One of the main reasons economies of scale lower costs is bulk purchasing. When businesses buy raw materials in large quantities, suppliers often offer discounts. This reduces input costs and lowers the cost per unit of finished products.
Another key benefit is specialisation of labour. As production expands, workers can focus on specific tasks rather than performing many roles. This increases efficiency, reduces mistakes, and speeds up production. Specialisation leads to higher output with the same or fewer resources.
Economies of scale also arise from specialised machinery and technology. Larger businesses can afford advanced equipment that improves efficiency and reduces long-term costs. Although initial investment is high, the cost per unit falls as more products are produced.
In addition, businesses gain economies of scale through spreading fixed costs. Fixed costs — such as rent, insurance, and machinery — stay the same no matter how many units are produced. As output increases, these costs are spread over more units, making each unit cheaper.
Marketing and administrative functions also benefit from economies of scale. For example, advertising costs do not double just because the business doubles production. Staff such as accountants or managers can handle larger scales without significant increases in cost.
Another advantage is improved negotiation power. Larger businesses can negotiate better deals with suppliers, distributors, and service providers, further reducing costs.
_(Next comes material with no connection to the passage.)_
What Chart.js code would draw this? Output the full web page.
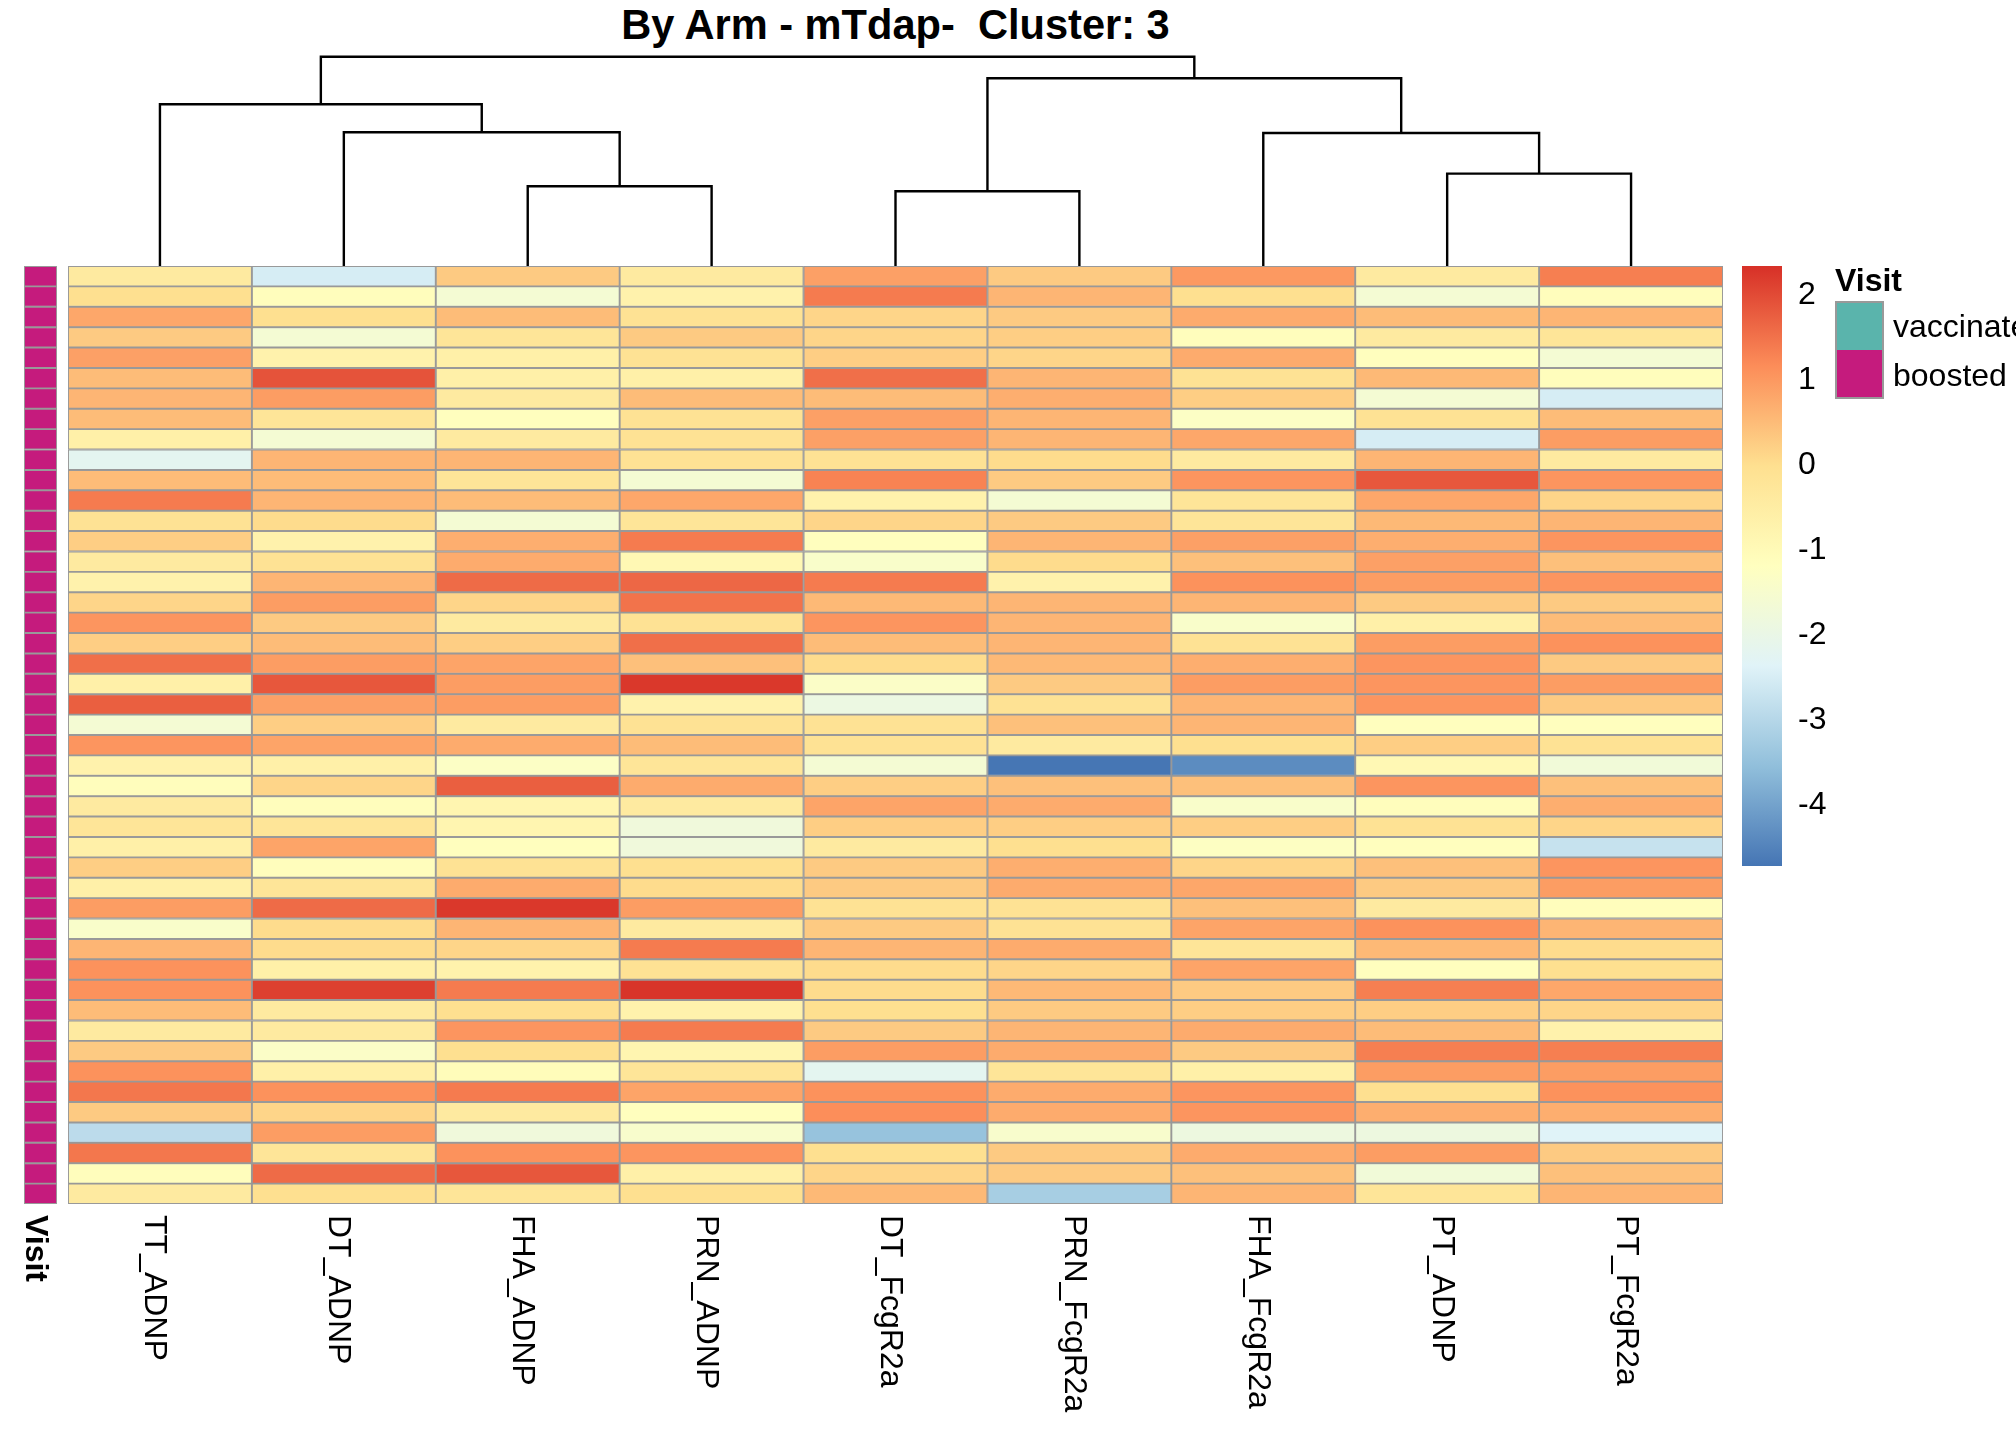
<!DOCTYPE html>
<html>
<head>
<meta charset="utf-8">
<script src="https://cdn.jsdelivr.net/npm/chart.js@4.4.0/dist/chart.umd.min.js"></script>
<style>
  html, body { margin:0; padding:0; background:#fff; width:2016px; height:1440px; overflow:hidden; }
  .box { position:absolute; }
  #title { position:absolute; left:68px; width:1655px; top:1px; text-align:center;
           font:bold 41.6px "Liberation Sans", Arial, sans-serif; white-space:pre; line-height:48px; color:#000; }
  #legTitle { position:absolute; left:1835px; top:262px; font:bold 32px "Liberation Sans", Arial, sans-serif; line-height:36px; color:#000; }
  #legKeys { position:absolute; left:1835px; top:301px; width:49px; height:98px; box-sizing:border-box; border:2px solid #999; }
  #legKeys div { width:100%; height:50%; }
  .legLab { position:absolute; left:1893px; font:32px "Liberation Sans", Arial, sans-serif; line-height:36px; color:#000; white-space:nowrap; }
</style>
</head>
<body>
<div id="title">By Arm - mTdap-  Cluster: 3</div>
<div class="box" style="left:68px;top:50px;width:1655px;height:216px"><canvas id="dendro"></canvas></div>
<div class="box" style="left:68px;top:266px;width:1655px;height:1174px"><canvas id="heat"></canvas></div>
<div class="box" style="left:24px;top:266px;width:33px;height:1174px"><canvas id="visit"></canvas></div>
<div class="box" style="left:1742px;top:266px;width:120px;height:600px"><canvas id="cbar"></canvas></div>
<div id="legTitle">Visit</div>
<div id="legKeys"></div>
<script>
// ---------------- data ----------------
const columns = ['TT_ADNP','DT_ADNP','FHA_ADNP','PRN_ADNP','DT_FcgR2a','PRN_FcgR2a','FHA_FcgR2a','PT_ADNP','PT_FcgR2a'];

const TT_ADNP = [-0.4, 0, 0.8, 0.3, 0.9, 0.5, 0.6, 0.5, -0.6, -2.2,
  0.5, 1.4, -0.1, 0.25, -0.4, -0.7, 0.15, 1.05, 0.25, 1.55,
  -0.6, 1.75, -1.6, 1.05, -0.7, -1.1, -0.4, -0.2, -0.6, 0.25,
  -0.6, 0.95, -1.4, 0.6, 1.1, 1.1, 0.5, -0.4, 0.3, 1.1,
  1.45, 0.3, -2.9, 1.45, -1.1, -0.4];
const DT_ADNP = [-2.5, -1.1, 0, -1.6, -0.7, 1.9, 0.95, -0.2, -1.6, 0.6,
  0.5, 0.6, 0.05, -0.7, -0.1, 0.6, 0.95, 0.3, 0.5, 0.95,
  1.85, 0.9, 0.25, 0.85, -0.6, 0.15, -1.1, -0.2, 0.85, -1.1,
  -0.2, 1.6, 0.05, 0.05, -0.6, 2.15, -0.4, -0.4, -1.35, -0.6,
  1.1, 0.15, 0.95, -0.2, 1.6, 0];
const FHA_ADNP = [0.3, -1.6, 0.5, -0.2, -0.6, -0.6, -0.4, -1.15, -0.4, 0.6,
  -0.2, 0.5, -1.6, 0.7, 0.75, 1.6, 0.15, -0.4, 0.25, 0.85,
  0.95, 0.95, -0.4, 0.75, -1.3, 1.75, -0.8, -0.8, -1.15, -0.1,
  0.75, 2.25, 0.6, 0.15, -0.7, 1.4, 0, 1.05, 0, -1.05,
  1.4, -0.4, -1.75, 1.1, 1.85, -0.2];
const PRN_ADNP = [-0.4, -0.7, -0.1, 0.3, -0.1, -0.6, 0.5, -0.1, -0.1, -0.1,
  -1.6, 0.8, -0.2, 1.4, -0.9, 1.65, 1.5, -0.1, 1.55, 0.45,
  2.25, -0.7, -0.1, 0.5, -0.2, 0.75, -0.4, -1.75, -1.75, 0,
  0.05, 0.95, -0.4, 1.4, -0.1, 2.3, -0.7, 1.4, -0.8, -0.2,
  0.85, -1.15, -1.45, 1.05, -0.6, 0];
const DT_FcgR2a = [0.9, 1.4, 0.15, 0.15, 0.25, 1.55, 0.5, 0.9, 0.9, -0.1,
  1.3, -0.7, 0.15, -1.15, -1.4, 1.4, 0.55, 1.05, 0.5, 0.05,
  -1.35, -1.9, -0.1, -0.1, -1.6, 0.25, 0.85, 0.25, -0.4, 0.3,
  0.3, -0.1, 0.3, 0.6, 0.05, 0.05, 0, 0.3, 0.95, -2.2,
  1.1, 1.15, -3.45, 0, 0.15, 0.55];
const PRN_FcgR2a = [0.3, 0.6, 0.3, 0.25, 0.15, 0.6, 0.7, 0.6, 0.6, 0.05,
  0.3, -1.6, 0.3, 0.6, 0.05, -0.7, 0.6, 0.6, 0.6, 0.55,
  0.3, -0.1, 0.45, -0.4, -4.7, 0.45, 0.75, 0.25, 0, 0.7,
  0.75, -0.1, -0.1, 0.75, 0.15, 0.55, 0.3, 0.6, 0.75, -0.2,
  0.75, 0.75, -1.45, 0.3, 0.3, -3.2];
const FHA_FcgR2a = [1.0, 0, 0.75, -1.1, 0.75, -0.1, 0.25, -1.3, 0.8, -0.4,
  1.05, -0.2, -0.2, 0.9, 0.45, 1.1, 0.6, -1.4, -0.1, 0.7,
  0.95, 0.6, 0.6, 0, -4.35, 0.45, -1.4, 0.25, -1.25, 0.15,
  0.8, 0.45, 0.85, -0.2, 0.85, 0.3, 0.25, 0.75, 0.3, -0.6,
  1.05, 1.05, -1.85, 0.75, 0.45, 0.6];
const PT_ADNP = [-0.4, -1.6, 0.5, -0.4, -1.15, 0.55, -1.6, -0.1, -2.5, 0.6,
  1.85, 0.8, 0.55, 0.7, 0.9, 0.95, 0.3, -0.6, 0.95, 1.05,
  1.05, 1.05, -1.15, 0.25, -0.9, 1.05, -1.1, -0.1, -1.15, 0.45,
  0.3, -0.4, 1.1, 0.55, -1.15, 1.35, 0.25, 0.5, 1.35, 0.95,
  0, 0.7, -1.85, 0.95, -1.7, -0.2];
const PT_FcgR2a = [1.35, -1.1, 0.6, -0.2, -1.6, -1.1, -2.5, 0.5, 0.95, -0.4,
  1.05, 0.15, 0.6, 1.05, 0.45, 1.05, 0.3, 0.5, 1.1, 0.3,
  0.95, 0.3, -1.15, -0.1, -1.7, 0.45, 0.7, 0.15, -2.75, 1.05,
  0.95, -1.1, 0.6, 0.05, 0, 0.8, 0.15, -0.7, 1.35, 0.95,
  1.1, 0.7, -2.35, 0.3, 0.45, 0.6];

const columnValues = [TT_ADNP, DT_ADNP, FHA_ADNP, PRN_ADNP, DT_FcgR2a, PRN_FcgR2a, FHA_FcgR2a, PT_ADNP, PT_FcgR2a];

const visitLevels = ['vaccinated', 'boosted'];
const visitColors = ['#5AB4AC', '#C51B7D'];
const visitRows = ['boosted','boosted','boosted','boosted','boosted','boosted','boosted','boosted','boosted','boosted',
  'boosted','boosted','boosted','boosted','boosted','boosted','boosted','boosted','boosted','boosted',
  'boosted','boosted','boosted','boosted','boosted','boosted','boosted','boosted','boosted','boosted',
  'boosted','boosted','boosted','boosted','boosted','boosted','boosted','boosted','boosted','boosted',
  'boosted','boosted','boosted','boosted','boosted','boosted'];

// column dendrogram: negative = leaf (1-based, display order), positive = earlier merge (1-based)
const dendroMerges = [[-5,-6],[-3,-4],[-8,-9],[-7,3],[-2,2],[-1,5],[1,4],[6,7]];
const dendroHeights = [0.747, 0.797, 0.924, 1.33, 1.337, 1.617, 1.877, 2.093];

const colorbarTicks = [2, 1, 0, -1, -2, -3, -4];
const colorMin = -4.71, colorMax = 2.346;
const palette = ['#4575B4','#91BFDB','#E0F3F8','#FFFFBF','#FEE090','#FC8D59','#D73027'];

// ---------------- helpers ----------------
const FONT = '"Liberation Sans", Arial, sans-serif';
function hex2rgb(h){ return [parseInt(h.slice(1,3),16), parseInt(h.slice(3,5),16), parseInt(h.slice(5,7),16)]; }
const palRGB = palette.map(hex2rgb);
function valueToColor(v){
  let t = (v - colorMin) / (colorMax - colorMin);
  t = Math.max(0, Math.min(1, t)) * (palRGB.length - 1);
  const i = Math.min(palRGB.length - 2, Math.floor(t)), f = t - i;
  const a = palRGB[i], b = palRGB[i+1];
  return 'rgb(' + a.map((c,k)=>Math.round(c + (b[k]-c)*f)).join(',') + ')';
}
const rowIds = TT_ADNP.map((_, i) => 'S' + (i + 1));
Chart.defaults.font.family = FONT;
const CELL_BORDER = '#999999', CELL_BORDER_W = 1.3;

// ---------------- dendrogram ----------------
const nodeX = [], nodeH = [];
function childPos(id){ return id < 0 ? [(-id) - 0.5, 0] : [nodeX[id-1], nodeH[id-1]]; }
const dendroSets = dendroMerges.map((m, k) => {
  const [xa, ha] = childPos(m[0]);
  const [xb, hb] = childPos(m[1]);
  const h = dendroHeights[k];
  nodeX.push((xa + xb) / 2); nodeH.push(h);
  return { data:[{x:xa,y:ha},{x:xa,y:h},{x:xb,y:h},{x:xb,y:hb}], showLine:true, borderColor:'#000',
           borderWidth:2.4, pointRadius:0, fill:false, tension:0, clip:false };
});
new Chart(document.getElementById('dendro'), {
  type:'scatter',
  data:{ datasets: dendroSets },
  options:{ responsive:true, maintainAspectRatio:false, animation:false,
    layout:{ padding:0 },
    plugins:{ legend:{display:false}, tooltip:{enabled:false} },
    scales:{ x:{ type:'linear', min:0, max:columns.length, display:false },
             y:{ type:'linear', min:0, max:2.16, display:false } } }
});

// ---------------- heatmap ----------------
const colLabelPlugin = {
  id:'colLabels',
  afterDraw(chart){
    const {ctx, chartArea, scales:{x}} = chart;
    ctx.save();
    ctx.font = '32px ' + FONT; ctx.fillStyle = '#000';
    ctx.textAlign = 'left'; ctx.textBaseline = 'alphabetic';
    columns.forEach((lab, i) => {
      const px = x.getPixelForValue(i + 0.5);
      ctx.save(); ctx.translate(px - 14.5, chartArea.bottom + 11); ctx.rotate(Math.PI/2);
      ctx.fillText(lab, 0, 0); ctx.restore();
    });
    ctx.restore();
  }
};
new Chart(document.getElementById('heat'), {
  type:'bar',
  data:{ labels: rowIds,
    datasets: columns.map((name, c) => ({
      label:name,
      data: columnValues[c].map(() => [c, c + 1]),
      backgroundColor: columnValues[c].map(valueToColor),
      borderColor:CELL_BORDER, borderWidth:CELL_BORDER_W, borderSkipped:false,
      categoryPercentage:1, barPercentage:1, grouped:false
    })) },
  options:{ indexAxis:'y', responsive:true, maintainAspectRatio:false, animation:false,
    layout:{ padding:{ left:0, right:0, top:0, bottom:236 } },
    plugins:{ legend:{display:false}, tooltip:{enabled:false} },
    scales:{ x:{ type:'linear', min:0, max:columns.length, display:false },
             y:{ type:'category', display:false, offset:true } } },
  plugins:[colLabelPlugin]
});

// ---------------- Visit annotation column ----------------
const visitLabelPlugin = {
  id:'visitLabel',
  afterDraw(chart){
    const {ctx, chartArea, scales:{x}} = chart;
    ctx.save();
    ctx.font = 'bold 32px ' + FONT; ctx.fillStyle = '#000';
    ctx.textAlign = 'left'; ctx.textBaseline = 'alphabetic';
    ctx.translate(x.getPixelForValue(0.5) - 14.5, chartArea.bottom + 11); ctx.rotate(Math.PI/2);
    ctx.fillText('Visit', 0, 0);
    ctx.restore();
  }
};
new Chart(document.getElementById('visit'), {
  type:'bar',
  data:{ labels: rowIds,
    datasets:[{ label:'Visit', data: visitRows.map(() => [0, 1]),
      backgroundColor: visitRows.map(v => visitColors[visitLevels.indexOf(v)]),
      borderColor:CELL_BORDER, borderWidth:CELL_BORDER_W, borderSkipped:false,
      categoryPercentage:1, barPercentage:1 }] },
  options:{ indexAxis:'y', responsive:true, maintainAspectRatio:false, animation:false,
    layout:{ padding:{ left:0, right:0, top:0, bottom:236 } },
    plugins:{ legend:{display:false}, tooltip:{enabled:false} },
    scales:{ x:{ type:'linear', min:0, max:1, display:false },
             y:{ type:'category', display:false, offset:true } } },
  plugins:[visitLabelPlugin]
});

// ---------------- colour bar ----------------
new Chart(document.getElementById('cbar'), {
  type:'bar',
  data:{ labels:['scale'],
    datasets:[{ data:[[colorMin, colorMax]], borderWidth:0, categoryPercentage:1, barPercentage:1,
      backgroundColor:(c) => {
        const chart = c.chart, ys = chart.scales.y;
        if (!chart.chartArea || !ys) return palette[3];
        const g = chart.ctx.createLinearGradient(0, ys.getPixelForValue(colorMin), 0, ys.getPixelForValue(colorMax));
        palette.forEach((col, i) => g.addColorStop(i / (palette.length - 1), col));
        return g;
      } }] },
  options:{ responsive:true, maintainAspectRatio:false, animation:false,
    layout:{ padding:0 },
    plugins:{ legend:{display:false}, tooltip:{enabled:false} },
    scales:{ x:{ display:false },
      y:{ position:'right', min:colorMin, max:colorMax, bounds:'data',
          grid:{ display:false, drawTicks:false }, border:{ display:false },
          ticks:{ color:'#000', font:{ size:32, family:FONT }, padding:16 },
          afterBuildTicks:(s) => { s.ticks = colorbarTicks.map(v => ({ value:v })); },
          afterFit:(s) => { s.width = 80; s.paddingTop = 0; s.paddingBottom = 0; } } } }
});

// ---------------- Visit legend ----------------
const keys = document.getElementById('legKeys');
visitLevels.forEach((lev, i) => {
  const sw = document.createElement('div'); sw.style.background = visitColors[i]; keys.appendChild(sw);
  const lab = document.createElement('div'); lab.className = 'legLab'; lab.textContent = lev;
  lab.style.top = (308 + i * 49) + 'px'; document.body.appendChild(lab);
});
</script>
</body>
</html>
These cost reductions allow businesses to offer competitive prices, strengthen market share, and increase profitability. Economies of scale also support long-term growth by giving businesses the financial flexibility to innovate, expand, or enter new markets.
In summary, economies of scale help businesses lower costs by spreading fixed expenses, improving efficiency, enabling specialisation, accessing better technology, and negotiating stronger deals.
FAQ
1. Do all businesses benefit from economies of scale?
Not equally. Larger firms gain more benefits, while small firms may not produce enough volume to significantly reduce their costs.
2. Are economies of scale the same in every industry?
No. Capital-intensive industries benefit greatly, while service-based businesses may experience fewer cost reductions.
3. Why do economies of scale increase competitiveness?
Lower costs allow businesses to reduce prices, increase profits, or invest in better products — giving them an edge over rivals.